The Independent newspaper ran a fun little article about a production of the Austrian playwright Peter Handke's The Hour We Knew Nothing of Each Other. The play consists of 60 pages of stage directions, with no dialogue. In the National Theatre production which opened this week in London, 27 performers play 450 parts in 90 word-free minutes.

Journalist Andy McSmith professes to being bemused by the production. He cites other wordless plays like Beckett's Act Without Words shorts, but puts their lack of dialogue down to the fact that they're only a few minutes long. Yet despite his befuddlement, McSmith's take on Handke's drama is an engaging read: His descriptions of the actors processing across the stage like old men, the thumps and screams, and the finale in which an actor sitting in the audience gets up on stage, make the work sound rather compelling. I especially like the idea that the lack of spoken words causes an explosion of dialogue in the audience at the end: "After the final curtain, instead of the silence that usually follows the completion of a drama, there was a torrent of conversation, as if everyone had to make up for all that missing dialogue," McSmith writes. "They talked in their seats, in the aisles, and on their way through the exit. It was happy chatter."

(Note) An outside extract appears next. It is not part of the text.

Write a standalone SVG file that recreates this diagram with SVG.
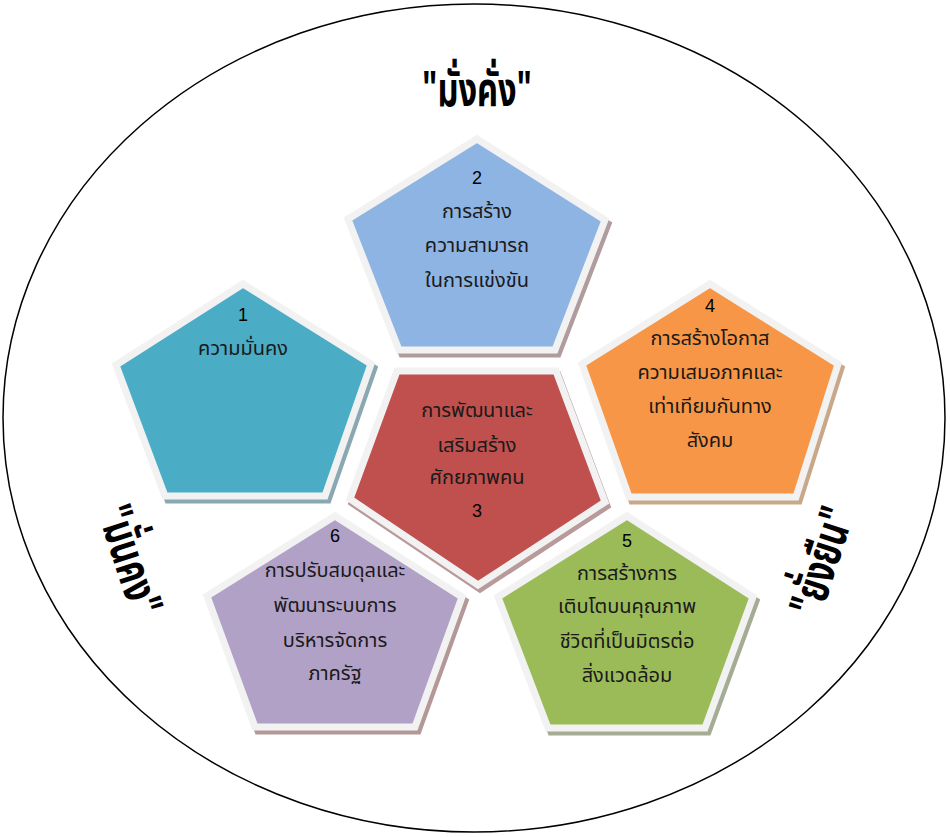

I haven't seen the play, but I've read it. The work isn't so much trying, as McSmith attests, to "make some point about people's inability to communicate." It's more about the myriad different ways that people communicate -- from the joy of movement to the power of locking eyes across a town square. Language is just one method of interacting. It's the most direct, perhaps, which is why the audience broke out into enthusiastic chatter at the end in the National's production.
Perhaps McSmith let himself get bamboozled by the venue. If The Hour We Knew Nothing Of Each Other had been performed at The Sadler's Wells or The Royal Ballet by dancers rather than actors, then no one would have considered the wordlessness out of the ordinary. It's funny how often peoples' perceptions of theatre -- mine included -- are bound by conventional spoken language.